Tabii ki, yargılanmış mahkûm olmuş demiyorum. Tabii ki, YARSAV tartışmaları içinde yer almış olmak suç değil.
Ama bu durumun ortaya bir
profil çıkardığında da kuşku yok.
CHP, bugüne kadar kamuoyu önünde "Ergenekonsever" olarak gözükmekten rahatsız olmadı.
Mesela, Türkiye'nin geçmişinde karanlık ve kanlı bir
dosya birikimi olduğunu ifade edebilir ve bu davaların bunu ortaya çıkarması yönünde güçlü talepler seslendirebilirdi.
Bu ana çizgi ile davaların sağlıklı yürümesi talebini, "Sapla saman birbirine karıştırılmamalı" duyarlılığını da sergileyebilirdi.
Oysa taa başında Baykal'ın ifadesiyle "Ergenekon'a
avukat olma"yı, Kılıçdaroğlu'nun ifadesiyle "Nerdeyse Ergenekon örgütü gidip ona üye olma"yı
tercih etti.
Sanki bu davalardan hiçbir şey çıkmayacakmış gibi bir tavır sergiledi ve bu tavır kamuoyunda aslında hiçbir şey çıkmasını istemiyormuş gibi algılandı.
Şimdi ne oluyor CHP-Ergenekon ilişkisinde?
Sembol isimlerin aday olabileceği ihtimali ortaya çıkıyor.
Yani CHP'nin sembol sanıkları himayesine alacağı...
Ya da CHP'nin, sembol sanıklarla el ele tutuşarak, Ergenekon dünyasının desteğini kazanmak isteyeceği...
Aslında CHP'nin işi kolay değil.
"Yeni CHP" üretmek, "Eski CHP" ile mesafeler oluşturmak anlamına geliyor.
"Eski CHP" diye bir şey yok değil. Evet o CHP için de "AK Parti'yi devirmek" amacıyla her şey meşru görülebilir.
Ama "Ya CHP yenilenirken, CHP'lilikten çıkarsa" gibi bir kaygı da, yürekleri yoklamaz değil.
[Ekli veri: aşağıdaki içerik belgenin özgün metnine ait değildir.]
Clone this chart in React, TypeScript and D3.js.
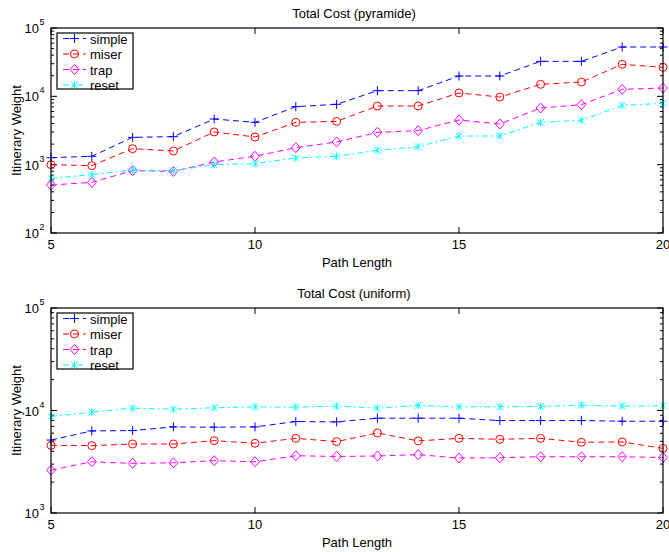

Önder Sav'ın ve Baykal'ın ilk günlerde "CHP çizgisi"ne yaptıkları vurgu unutulmadı. Evet, onların parti üzerindeki etkileri azaltıldı ama ya onlar CHP tabanında gerçekten şu an olan biteni seyreden bir
toplum kesiminin sözcüsü ise?..
Bir de Ergenekon'a
selam çakan
Süheyl Batum dünyası var.
Ve bir de,
Onur Öymen gibi, Nur
Serter gibi, Canan
Arıtman gibi, Şükrü Elekdağ gibi, en azından merkez yoklaması tasfiyesiyle yeni dönemde olmayacaklarına kesin gözle bakılanlar var. Bunların CHP tabanında hiç mi karşılığı yoktu?
Bütün bunlar, Kılıçdaroğlu-Tekin ikilisi için gerçek bir tavır alma zorluğu demek.
Kılıçdaroğlu'nun ne yapıp edip oy oranını yükseltmek gibi bir zarureti olduğu belli.
Bunun için en olmazları yan yana
sıralama ihtiyacı duyuyor.
Gel gör ki, bu da çok karmaşık bir yapı görüntüsü oluşmasına yol açıyor.
Belki de CHP için en büyük risk,
seçimler sonrasında ortaya çıkacak kaygan, billurlaşmamış yapıdır.
Cumhuriyet mitinglerinde "kürsü hakimiyeti" bilinen bir
Tuncay Özkan, uyumlu bir CHP görüntüsü ortaya çıkarır mı?
Mehmet Haberal'lı CHP nasıl bir görüntü verir?
"
Ordu artı CHP"yi bitirmeye uğraşan bir "Yeni CHP"nin, "Ergenekon artı CHP" gibi bir durakta durması çok dramatik bir gelişme olur diye düşünüyorum.
Şu sıralar herkes, CHP'nin kendi kampanyalarını öldüren
iletişim kazalarına dikkat çekiyor.
Seçim arifesinde en büyük iletişim kazası, herhalde "Ergenekon-CHP" buluşması olurdu.